What to work on:
What is the number of lines holding the word "chart"? Give that number alone.

Dataset content:
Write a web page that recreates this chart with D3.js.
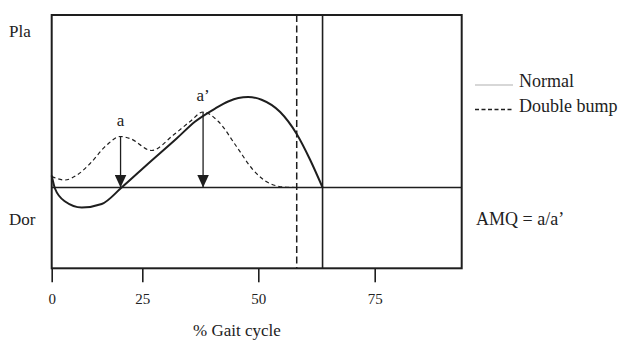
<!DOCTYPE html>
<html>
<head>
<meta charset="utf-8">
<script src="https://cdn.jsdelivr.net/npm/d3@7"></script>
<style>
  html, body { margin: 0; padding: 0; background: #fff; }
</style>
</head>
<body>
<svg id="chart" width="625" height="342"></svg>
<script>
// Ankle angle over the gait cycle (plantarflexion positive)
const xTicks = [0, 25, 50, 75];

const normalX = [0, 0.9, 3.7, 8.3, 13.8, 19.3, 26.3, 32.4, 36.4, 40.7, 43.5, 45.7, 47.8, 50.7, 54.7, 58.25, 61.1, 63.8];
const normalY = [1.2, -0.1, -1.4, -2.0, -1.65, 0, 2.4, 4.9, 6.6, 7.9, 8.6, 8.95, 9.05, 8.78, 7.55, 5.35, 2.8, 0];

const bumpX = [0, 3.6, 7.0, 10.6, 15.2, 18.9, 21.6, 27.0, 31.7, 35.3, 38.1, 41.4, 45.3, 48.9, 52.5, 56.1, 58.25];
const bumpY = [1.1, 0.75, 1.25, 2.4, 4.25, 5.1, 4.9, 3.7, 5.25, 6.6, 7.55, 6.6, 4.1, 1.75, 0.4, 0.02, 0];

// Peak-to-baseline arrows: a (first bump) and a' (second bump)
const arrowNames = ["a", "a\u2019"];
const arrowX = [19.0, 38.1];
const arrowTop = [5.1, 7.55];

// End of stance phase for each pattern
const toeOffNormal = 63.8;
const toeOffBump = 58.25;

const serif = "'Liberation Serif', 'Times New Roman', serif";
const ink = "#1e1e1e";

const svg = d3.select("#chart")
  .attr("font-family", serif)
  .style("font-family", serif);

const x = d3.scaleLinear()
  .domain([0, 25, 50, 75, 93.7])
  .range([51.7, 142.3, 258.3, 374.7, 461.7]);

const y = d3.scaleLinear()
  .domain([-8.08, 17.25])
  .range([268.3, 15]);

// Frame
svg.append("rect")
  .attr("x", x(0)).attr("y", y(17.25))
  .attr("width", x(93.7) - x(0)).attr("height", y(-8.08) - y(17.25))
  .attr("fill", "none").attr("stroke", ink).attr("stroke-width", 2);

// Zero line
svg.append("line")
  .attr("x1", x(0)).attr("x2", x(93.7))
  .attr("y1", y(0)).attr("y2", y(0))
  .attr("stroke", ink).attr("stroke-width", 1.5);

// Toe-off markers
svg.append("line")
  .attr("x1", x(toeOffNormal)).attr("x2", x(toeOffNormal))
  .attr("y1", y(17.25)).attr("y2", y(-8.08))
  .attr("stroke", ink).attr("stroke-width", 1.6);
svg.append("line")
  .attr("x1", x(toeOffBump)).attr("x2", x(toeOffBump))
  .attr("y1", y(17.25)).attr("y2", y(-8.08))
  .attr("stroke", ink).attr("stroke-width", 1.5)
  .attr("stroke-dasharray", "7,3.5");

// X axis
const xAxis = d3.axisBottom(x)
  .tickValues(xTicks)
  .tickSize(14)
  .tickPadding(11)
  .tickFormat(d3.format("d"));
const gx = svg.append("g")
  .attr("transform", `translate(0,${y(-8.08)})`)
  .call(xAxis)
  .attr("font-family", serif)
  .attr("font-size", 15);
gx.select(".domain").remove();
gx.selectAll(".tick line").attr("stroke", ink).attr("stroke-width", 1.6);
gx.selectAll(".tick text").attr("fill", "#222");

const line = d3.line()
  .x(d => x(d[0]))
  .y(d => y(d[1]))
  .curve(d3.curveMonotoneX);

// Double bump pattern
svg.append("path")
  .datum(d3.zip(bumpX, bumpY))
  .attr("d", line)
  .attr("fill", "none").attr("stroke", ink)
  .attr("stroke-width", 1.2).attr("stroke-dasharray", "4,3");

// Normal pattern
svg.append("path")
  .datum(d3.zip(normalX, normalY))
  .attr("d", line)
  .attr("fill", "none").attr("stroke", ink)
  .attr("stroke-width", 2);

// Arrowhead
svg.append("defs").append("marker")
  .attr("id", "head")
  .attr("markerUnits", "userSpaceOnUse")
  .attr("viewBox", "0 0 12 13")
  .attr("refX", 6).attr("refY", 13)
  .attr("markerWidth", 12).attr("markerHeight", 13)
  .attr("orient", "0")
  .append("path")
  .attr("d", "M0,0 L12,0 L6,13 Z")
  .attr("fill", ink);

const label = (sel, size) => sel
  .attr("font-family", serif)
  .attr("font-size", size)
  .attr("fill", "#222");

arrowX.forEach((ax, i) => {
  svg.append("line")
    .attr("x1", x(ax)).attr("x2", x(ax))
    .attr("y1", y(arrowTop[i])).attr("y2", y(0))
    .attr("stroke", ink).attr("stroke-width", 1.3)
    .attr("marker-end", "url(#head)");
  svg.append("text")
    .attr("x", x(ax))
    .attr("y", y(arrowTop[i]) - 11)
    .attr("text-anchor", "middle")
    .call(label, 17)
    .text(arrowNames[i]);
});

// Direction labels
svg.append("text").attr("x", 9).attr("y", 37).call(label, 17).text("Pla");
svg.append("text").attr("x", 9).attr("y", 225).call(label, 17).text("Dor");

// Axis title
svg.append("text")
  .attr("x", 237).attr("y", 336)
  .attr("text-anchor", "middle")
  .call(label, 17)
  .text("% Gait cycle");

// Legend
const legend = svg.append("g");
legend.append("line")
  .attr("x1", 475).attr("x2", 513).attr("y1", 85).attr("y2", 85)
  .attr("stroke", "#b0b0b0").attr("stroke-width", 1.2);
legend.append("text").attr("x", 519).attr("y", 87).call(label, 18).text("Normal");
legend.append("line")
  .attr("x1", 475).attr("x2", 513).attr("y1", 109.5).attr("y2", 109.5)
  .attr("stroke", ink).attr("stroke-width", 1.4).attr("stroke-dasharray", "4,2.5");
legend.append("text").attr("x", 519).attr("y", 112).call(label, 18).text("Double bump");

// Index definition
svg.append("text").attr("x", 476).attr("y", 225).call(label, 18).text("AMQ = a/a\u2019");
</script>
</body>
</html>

Task solution:
3